Healthy School Lunches

Kids Need a Balanced Meal

By Jeni Wolanin, Labor and Delivery Nurse, The Family Birth Center at Northern Nevada Sierra Medical Center

Woman making a healthy lunchWe can’t believe we are saying it but, yes, back-to-school is here. There is so much excitement that goes along with sending kids to school, and we want to share helpful resources to ensure what goes in your kids’ lunchboxes is not only healthy but fun and fulfilling.

What are the essential food groups that should be included in a child’s lunch?

Kids, like adults, need a balanced plate or box at each meal to ensure they are getting needed vitamins and nutrients. This includes vegetables, protein, fruit, dairy and whole grains. When selecting these items for your child’s lunchbox, give different options as often as able so your child experiences variety in foods.

I also recommend including items they know and like. This will vary by kid, age range and personal preferences. Here are a few examples:

  • Vegetables: ants on a log (peanut butter or a nut-free spread with raisins), carrots and dip, corn inside a quesadilla
  • Protein: nut butters, yogurt drink, oatmeal, sliced turkey, smoothie, edamame
  • Fruit: banana, grapes, apples slices and peanut butter or a nut free spread
  • Dairy: cheese sticks, cottage cheese with fruit, fruit smoothie with low-fat milk
  • Whole Grains: popcorn, oatmeal, whole grain bread on a sandwich, whole grain pasta

How much water should kids drink during the school day?

It is also critical to ensure your child stays hydrated during the school day. Send your child to school with a 16-20 ounce water bottle that they can refill throughout the day. The recommendations state that a child should drink one ounce of water for every pound at half their body weight. For example, if your child is 50 pounds, they should drink 25 ounces per day. For kids who do not prefer plain water, you can add a fresh fruit filter or a no sugar enhancer to give them a flavor boost.

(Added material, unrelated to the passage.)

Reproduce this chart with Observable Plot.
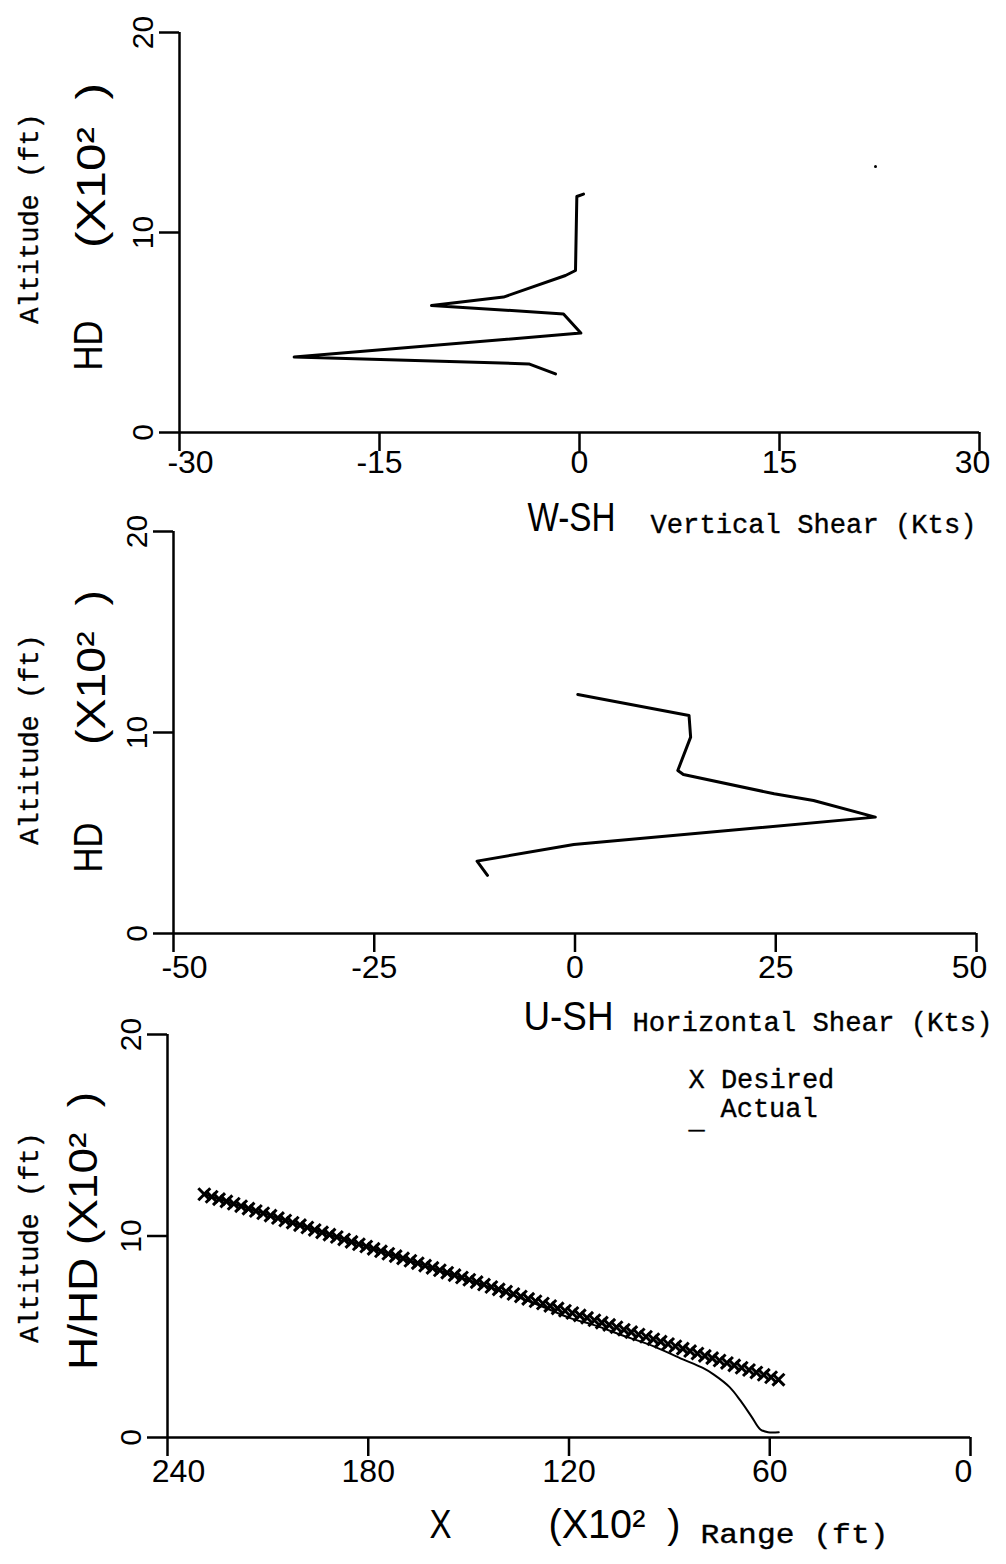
<!DOCTYPE html>
<html><head><meta charset="utf-8">
<script src="https://cdn.jsdelivr.net/npm/d3@7"></script>
<script src="https://cdn.jsdelivr.net/npm/@observablehq/plot@0.6"></script>
<style>
body{margin:0;background:#fff;}
#wrap{position:relative;width:1006px;height:1564px;overflow:hidden;}
#wrap svg{position:absolute;left:0;}
</style></head><body><div id="wrap"></div>
<script>
// ---------- data ----------
// Panel 1: vertical shear W-SH (kts) vs altitude HD (x100 ft)
const wshKts = [0.3, -0.2, -0.3, -1.05, -5.7, -11.1, -1.2, 0.1, -21.4, -3.8, -1.8];
const wshAlt = [11.92, 11.8, 8.1, 7.85, 6.77, 6.35, 5.93, 4.97, 3.77, 3.43, 2.93];
const speckX = [22.2];
const speckY = [13.3];
// Panel 2: horizontal shear U-SH (kts) vs altitude HD (x100 ft)
const ushKts = [0.35, 14.2, 14.4, 12.8, 13.5, 24.8, 29.7, 37.4, -0.15, -12.2, -10.9];
const ushAlt = [11.89, 10.85, 9.77, 8.11, 7.91, 6.95, 6.62, 5.79, 4.43, 3.6, 2.89];
// Panel 3: desired (X markers) and actual altitude vs range (x100 ft)
const desiredRange = [229.0, 226.8, 224.6, 222.4, 220.2, 218.0, 215.8, 213.6, 211.4, 209.2, 207.0, 204.8, 202.6, 200.4, 198.2, 196.0, 193.8, 191.6, 189.4, 187.2, 185.0, 182.8, 180.6, 178.4, 176.2, 174.0, 171.8, 169.6, 167.4, 165.2, 163.0, 160.8, 158.6, 156.4, 154.2, 152.0, 149.8, 147.6, 145.4, 143.2, 141.0, 138.8, 136.6, 134.4, 132.2, 130.0, 127.8, 125.6, 123.4, 121.2, 119.0, 116.8, 114.6, 112.4, 110.2, 108.0, 105.8, 103.6, 101.4, 99.2, 97.0, 94.8, 92.6, 90.4, 88.2, 86.0, 83.8, 81.6, 79.4, 77.2, 75.0, 72.8, 70.6, 68.4, 66.2, 64.0, 61.8, 59.6, 57.4];
const desiredAlt = [12.07, 11.95, 11.83, 11.72, 11.60, 11.48, 11.36, 11.24, 11.13, 11.01, 10.89, 10.77, 10.66, 10.54, 10.42, 10.30, 10.18, 10.07, 9.95, 9.83, 9.71, 9.59, 9.48, 9.36, 9.24, 9.12, 9.00, 8.89, 8.77, 8.65, 8.53, 8.42, 8.30, 8.18, 8.06, 7.94, 7.83, 7.71, 7.59, 7.47, 7.35, 7.24, 7.12, 7.00, 6.88, 6.76, 6.65, 6.53, 6.41, 6.29, 6.18, 6.06, 5.94, 5.82, 5.70, 5.59, 5.47, 5.35, 5.23, 5.11, 5.00, 4.88, 4.76, 4.64, 4.53, 4.41, 4.29, 4.17, 4.05, 3.94, 3.82, 3.70, 3.58, 3.46, 3.35, 3.23, 3.11, 2.99, 2.87];
const actualRange = [229, 200, 170, 140, 128, 120, 112, 104.6, 95, 86.7, 80, 76.7, 72, 68.8, 65.5, 62.8, 60.5, 57.3];
const actualAlt = [12.07, 10.52, 8.91, 7.25, 6.5, 5.95, 5.55, 5.1, 4.55, 3.93, 3.45, 3.12, 2.5, 1.84, 1.05, 0.4, 0.26, 0.26];
// ticks and tick labels
const altTicks = [0, 10, 20];
const altTickLabels = ["0", "10", "20"];
const wTicks = [-30, -15, 0, 15, 30];
const wTickLabels = ["-30", "-15", "0", "15", "30"];
const uTicks = [-50, -25, 0, 25, 50];
const uTickLabels = ["-50", "-25", "0", "25", "50"];
const rTicks = [240, 180, 120, 60, 0];
const rTickLabels = ["240", "180", "120", "60", "0"];

// ---------- helpers ----------
const SANS = "'Liberation Sans', Arial, sans-serif";
const MONO = "'Liberation Mono', 'Courier New', monospace";
const AX = 2.5;
let fits = {};
function label(str, o) {
  if (o.len) fits[str] = o.len;
  const opts = {
    text: d => d,
    frameAnchor: o.anchor,
    dx: o.dx, dy: o.dy,
    rotate: o.rotate || 0,
    textAnchor: o.textAnchor || "middle",
    fontFamily: o.mono ? MONO : SANS,
    fontSize: o.size,
    fill: "black"
  };
  if (o.mono) { opts.stroke = "black"; opts.strokeWidth = 0.35; }
  return Plot.text([str], opts);
}
function tickText(ticks, labels, axis, o) {
  const data = ticks.map((t, i) => ({t, s: labels[i]}));
  if (axis === "x") {
    const base = {x: "t", text: "s", frameAnchor: "bottom", dy: o.dy, fontFamily: SANS, fontSize: o.size, fill: "black"};
    const n = data.length;
    return [
      Plot.text(data.slice(0, 1), {...base, dx: 11}),
      Plot.text(data.slice(1, n - 1), {...base, dx: 0}),
      Plot.text(data.slice(n - 1), {...base, dx: -7})
    ];
  }
  return Plot.text(data, {y: "t", text: "s", frameAnchor: "left", dx: o.dx, dy: o.dy || 0, rotate: -90, textAnchor: "middle", fontFamily: SANS, fontSize: o.size, fill: "black"});
}
function axes(xd, xt) {
  return [
    Plot.ruleX([xd[0]], {strokeWidth: AX}),
    Plot.ruleY([0], {strokeWidth: AX}),
    Plot.axisY({ticks: altTicks, tickSize: 20, tickFormat: () => "", strokeWidth: AX, label: null}),
    Plot.axisX({ticks: xt, tickSize: 19, tickFormat: () => "", strokeWidth: AX, label: null})
  ];
}
function finish(svg, top) {
  svg.style.top = top + "px";
  const f = fits;
  d3.select(svg).selectAll("text").each(function () {
    const s = this.textContent;
    if (f[s]) d3.select(this).attr("textLength", f[s]).attr("lengthAdjust", "spacingAndGlyphs");
  });
  fits = {};
  document.getElementById("wrap").appendChild(svg);
}
const common = {width: 1006, style: {background: "transparent", overflow: "visible"}};

// ---------- panel 1 ----------
const p1 = Plot.plot({
  ...common, height: 500,
  marginLeft: 179, marginRight: 27, marginTop: 32, marginBottom: 68,
  x: {domain: [-30, 30]}, y: {domain: [0, 20]},
  marks: [
    ...axes([-30, 30], wTicks),
    Plot.line(wshKts.map((v, i) => ({x: v, y: wshAlt[i]})), {x: "x", y: "y", strokeWidth: 3, strokeLinejoin: "round"}),
    Plot.dot(speckX.map((v, i) => ({x: v, y: speckY[i]})), {x: "x", y: "y", r: 1.5, fill: "black"}),
    tickText(wTicks, wTickLabels, "x", {dy: 40, size: 32}),
    tickText(altTicks, altTickLabels, "y", {dx: -36, size: 30}),
    label("Altitude (ft)", {anchor: "left", dx: -150, dy: -14, rotate: -90, mono: true, size: 27}),
    label("(X10²  )", {anchor: "left", dx: -87, dy: -67, rotate: -90, size: 40, len: 165}),
    label("HD", {anchor: "left", dx: -90, dy: 113, rotate: -90, size: 40, len: 50}),
    label("W-SH", {anchor: "bottom", dx: -52, dy: 98, textAnchor: "start", size: 40, len: 88}),
    label("Vertical Shear (Kts)", {anchor: "bottom", dx: 71, dy: 100, textAnchor: "start", mono: true, size: 27, len: 326})
  ]
});
finish(p1, 0);

// ---------- panel 2 ----------
const p2 = Plot.plot({
  ...common, height: 500,
  marginLeft: 173, marginRight: 30, marginTop: 31, marginBottom: 67,
  x: {domain: [-50, 50]}, y: {domain: [0, 20]},
  marks: [
    ...axes([-50, 50], uTicks),
    Plot.line(ushKts.map((v, i) => ({x: v, y: ushAlt[i]})), {x: "x", y: "y", strokeWidth: 3, strokeLinejoin: "round"}),
    tickText(uTicks, uTickLabels, "x", {dy: 44, size: 32}),
    tickText(altTicks, altTickLabels, "y", {dx: -36, size: 30}),
    label("Altitude (ft)", {anchor: "left", dx: -144, dy: 7, rotate: -90, mono: true, size: 27}),
    label("(X10²  )", {anchor: "left", dx: -81, dy: -65, rotate: -90, size: 40, len: 155}),
    label("HD", {anchor: "left", dx: -84, dy: 115, rotate: -90, size: 40, len: 50}),
    label("U-SH", {anchor: "bottom", dx: -51.5, dy: 96, textAnchor: "start", size: 40, len: 90}),
    label("Horizontal Shear (Kts)", {anchor: "bottom", dx: 57.5, dy: 97, textAnchor: "start", mono: true, size: 27, len: 360})
  ]
});
finish(p2, 500);

// ---------- panel 3 ----------
const p3 = Plot.plot({
  ...common, height: 564,
  marginLeft: 167, marginRight: 36, marginTop: 34, marginBottom: 127,
  x: {domain: [240, 0]}, y: {domain: [0, 20]},
  marks: [
    ...axes([240, 0], rTicks),
    Plot.line(actualRange.map((v, i) => ({x: v, y: actualAlt[i]})), {x: "x", y: "y", strokeWidth: 2, curve: "catmull-rom"}),
    Plot.dot(desiredRange.map((v, i) => ({x: v, y: desiredAlt[i]})), {x: "x", y: "y", symbol: "times", r: 5.5, stroke: "black", strokeWidth: 3}),
    tickText(rTicks, rTickLabels, "x", {dy: 44, size: 32}),
    tickText(altTicks, altTickLabels, "y", {dx: -36, size: 30}),
    label("Altitude (ft)", {anchor: "left", dx: -138, dy: 1.5, rotate: -90, mono: true, size: 27}),
    label("H/HD (X10²  )", {anchor: "left", dx: -83, dy: -5, rotate: -90, size: 40, len: 278}),
    label("X", {anchor: "bottom", dx: -128.5, dy: 100, size: 40, len: 22}),
    label("(X10²  )", {anchor: "bottom", dx: -20.5, dy: 100, textAnchor: "start", size: 40, len: 132}),
    label("Range (ft)", {anchor: "bottom", dx: 131.5, dy: 105, textAnchor: "start", mono: true, size: 27, len: 188}),
    label("X Desired", {anchor: "top-left", dx: 521, dy: 34, textAnchor: "start", mono: true, size: 27}),
    label("Actual", {anchor: "top-left", dx: 553, dy: 63, textAnchor: "start", mono: true, size: 27}),
    label("_", {anchor: "top-left", dx: 521, dy: 74, textAnchor: "start", mono: true, size: 27})
  ]
});
finish(p3, 1000);
</script></body></html>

What are some of your kids’ favorite foods for lunches?

My kids are both unique in that they each like different foods. I usually start the lunchbox prep with a Bento box. Using this type of organizer for food is great for kids. Not only does it keep foods separate, it helps manage portions and gives a visual reminder that parents are packing different food groups. You can also purchase a Bento that holds hot and cold foods so your child is not limited on options.

Another option to consider is making their lunchbox fun. Pack a note, include a joke or cut their sandwich or bread into a fun shape. Here are some of my favorite kid lunches to make.

Make-Your-Own Pizza Lunch

*To save time, make the pizzas for your child (cooked or cold)

  • Mini naan bread
  • Pizza or pasta sauce
  • Shredded cheese
  • Pepperoni (uncured beef or turkey) – if preferred

Pasta + Bites

  • Whole-grain pasta salad with sliced turkey
  • Popcorn
  • Orange slices
  • Fun item such as fruit snacks, small piece of candy, or yogurt bites

PB&J Rolls

  • Whole grain tortilla roll with PB&J (nut free options: hummus, low-fat cream cheese, sun butter)
  • Apple slices
  • Trail mix
  • Low-sugar yogurt stick

Breakfast for Lunch

  • Mini pancakes or waffles
  • Grapes
  • Yogurt drink
  • Handful of chocolate chips to make their pancakes sweeter

For older kids who may have a wider range of foods they like, try some of these meal options. You can find reusable bowls and boxes that fit any age range. Don’t forget to check your child’s box to ensure it has a balance of food groups.

  • Burrito bowl (vegetarian or meat based)
  • Chicken or egg salad sandwich on a roll or bread
  • Tortilla (or lettuce) wrap with preferred meat, hummus, cheese and tomato
  • Whole grain bagel and low-fat spread
  • Protein box – hardboiled eggs, cheese slice, whole grain muffin, apple
  • Soft pretzel, vegetables with dip, orange

As you start to build your child’s lunchbox this school year, incorporate their ideas and ask for help to make the process collaborative.